Many female artists are not in favour of gender-quotas, because they do not want to be treated as a special group. In an ideal world they would like to see their own work given the same opportunities and value as that of their male colleagues. However, since this ideal world does not yet exist, many of them reluctantly recognise that targeted measures have and will continue to help an increasing number of women gain entry to, e.g., universities, thus counterbalancing male dominance.
Formal procedures to bring more transparency in hiring practises and decision-making processes in publicly financed cultural and media institutions need to be regularly monitored against defined benchmarks and consequences for noncompliance; this includes decisions taken on both the organisational level as well as in the programming of artists work/content. It has been suggested that adjudication panels and /or commission be employed by public institutions (e.g. radio symphony orchestras) to commission contemporary works thus opening up the possibility for women to enter into competition with greater confidence.

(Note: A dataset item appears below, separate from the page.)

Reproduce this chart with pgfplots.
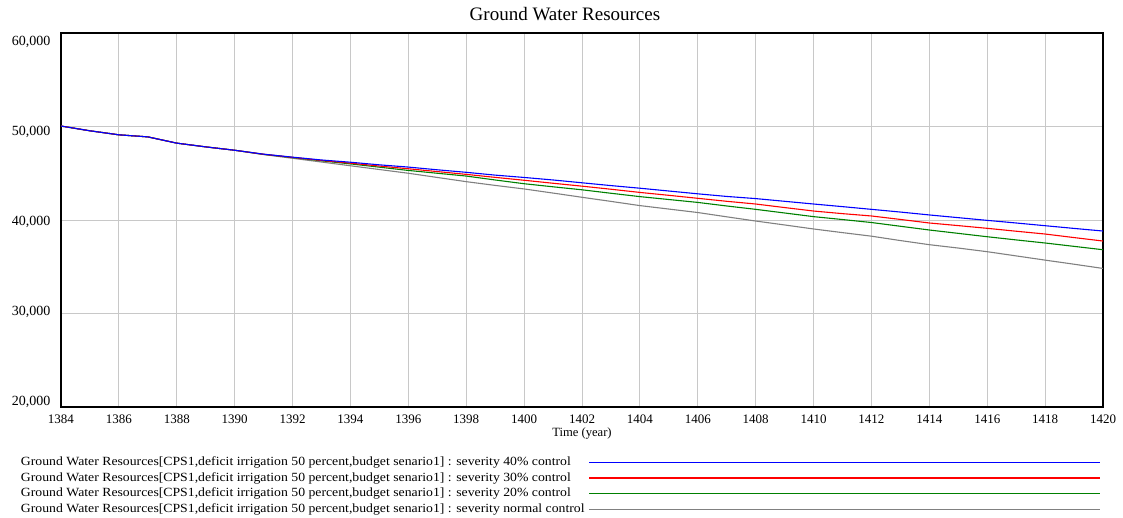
\documentclass[border=0pt]{standalone}
\usepackage{fontspec}
\setmainfont{Liberation Serif}
\newfontfamily\legfont[FakeStretch=1.1]{Liberation Serif}
\usepackage{pgfplots}
\pgfplotsset{compat=1.18}
\usepackage{pgfplotstable}
\pgfplotstableread{
year b r g k
1384 50050 50050 50050 50050
1385 49540 49540 49540 49540
1386 49110 49110 49110 49110
1387 48890 48890 48890 48890
1388 48220 48220 48220 48220
1389 47820 47820 47820 47820
1390 47460 47460 47460 47460
1391 47040 47030 47020 47000
1392 46720 46700 46680 46600
1393 46420 46370 46330 46200
1394 46180 46080 46000 45800
1395 45900 45770 45650 45400
1396 45660 45480 45300 45000
1397 45370 45180 45000 44550
1398 45100 44880 44700 44100
1399 44800 44560 44280 43700
1400 44550 44250 43880 43320
1401 44280 43930 43550 42880
1402 43980 43620 43230 42430
1403 43680 43290 42860 41990
1404 43400 42950 42500 41540
1405 43100 42640 42190 41170
1406 42800 42320 41880 40800
1407 42520 42000 41500 40340
1408 42290 41710 41140 39890
1409 42000 41330 40750 39470
1410 41710 40960 40360 39040
1411 41430 40680 40050 38650
1412 41140 40430 39730 38270
1413 40850 40060 39330 37800
1414 40540 39680 38930 37360
1415 40250 39400 38570 37000
1416 39960 39110 38210 36610
1417 39680 38800 37870 36160
1418 39390 38500 37540 35710
1419 39100 38120 37180 35270
1420 38820 37750 36820 34820
}\data
\definecolor{gridc}{RGB}{200,200,200}
\definecolor{vgreen}{RGB}{0,128,0}
\definecolor{vgray}{RGB}{128,128,128}
\begin{document}
\begin{tikzpicture}
\useasboundingbox (0,0) rectangle (1123pt,517pt);
\begin{axis}[
  at={(61pt,110pt)}, anchor=south west,
  scale only axis, width=1042pt, height=374pt,
  xmin=1384, xmax=1420, ymin=20000, ymax=60000,
  xtick={1384,1386,...,1420}, ytick={20000,30000,...,60000},
  scaled y ticks=false,
  /pgf/number format/assume math mode=true,
  xticklabel style={/pgf/number format/1000 sep={}, font=\fontsize{13}{15}\selectfont, anchor=base, inner sep=0pt, yshift=-16pt},
  yticklabel style={/pgf/number format/1000 sep={,}, font=\fontsize{14}{16}\selectfont, anchor=base east, inner sep=0pt, xshift=-10.5pt, yshift=1.6pt-3.5pt*\ticknum},
  major tick length=0pt,
  grid=major,
  major grid style={gridc, line width=1pt},
  axis line style={black, line width=1.5pt},
  title={Ground Water Resources},
  title style={font=\fontsize{19}{21}\selectfont, at={(0.5,1)}, anchor=base, inner sep=0pt, yshift=6pt, xshift=-17pt},
  xlabel={Time (year)},
  xlabel style={font=\fontsize{12.6}{14}\selectfont, at={(0.5,0)}, anchor=base, inner sep=0pt, yshift=-29pt},
  reverse legend,
  legend plot pos=right,
  legend cell align=left,
  legend image code/.code={\path (0pt,0pt); \draw[#1, line width=1.4pt] (4pt,0pt) -- (515pt,0pt);},
  legend style={at={(-0.0384,-0.1318)}, anchor=north west, draw=none, fill=none, inner sep=0pt, outer sep=0pt,
    font=\legfont\fontsize{12.5}{14}\selectfont,
    nodes={inner sep=0pt, text height=9pt, text depth=3pt},
    row sep=3.7pt},
]
\addplot[vgray, line width=1.1pt] table[x=year, y=k] {\data};
\addlegendentry{Ground Water Resources[CPS1,deficit irrigation 50 percent,budget senario1] : severity normal control}
\addplot[vgreen, line width=1.1pt] table[x=year, y=g] {\data};
\addlegendentry{Ground Water Resources[CPS1,deficit irrigation 50 percent,budget senario1] : severity 20\% control}
\addplot[red, line width=1.1pt] table[x=year, y=r] {\data};
\addlegendentry{Ground Water Resources[CPS1,deficit irrigation 50 percent,budget senario1] : severity 30\% control}
\addplot[blue, line width=1.1pt] table[x=year, y=b] {\data};
\addlegendentry{Ground Water Resources[CPS1,deficit irrigation 50 percent,budget senario1] : severity 40\% control}
\end{axis}
\end{tikzpicture}
\end{document}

Considering the important role of festivals as distributors of artists work and cultural awards which recognise their value and importance on a (trans)national level, transparency in decision-making of who is admitted or selected is as equally important as hiring practices in cultural institutions. At the moment, it is perceived that programming committees and juries are not well informed about women artists in general because they may not know their work personally and therefore assume there are none. This perpetuates a relationship between gender equality and artistic quality which is misleading and further segregates women.
Specially trained persons with gender expertise need to be appointed as referees on such committees.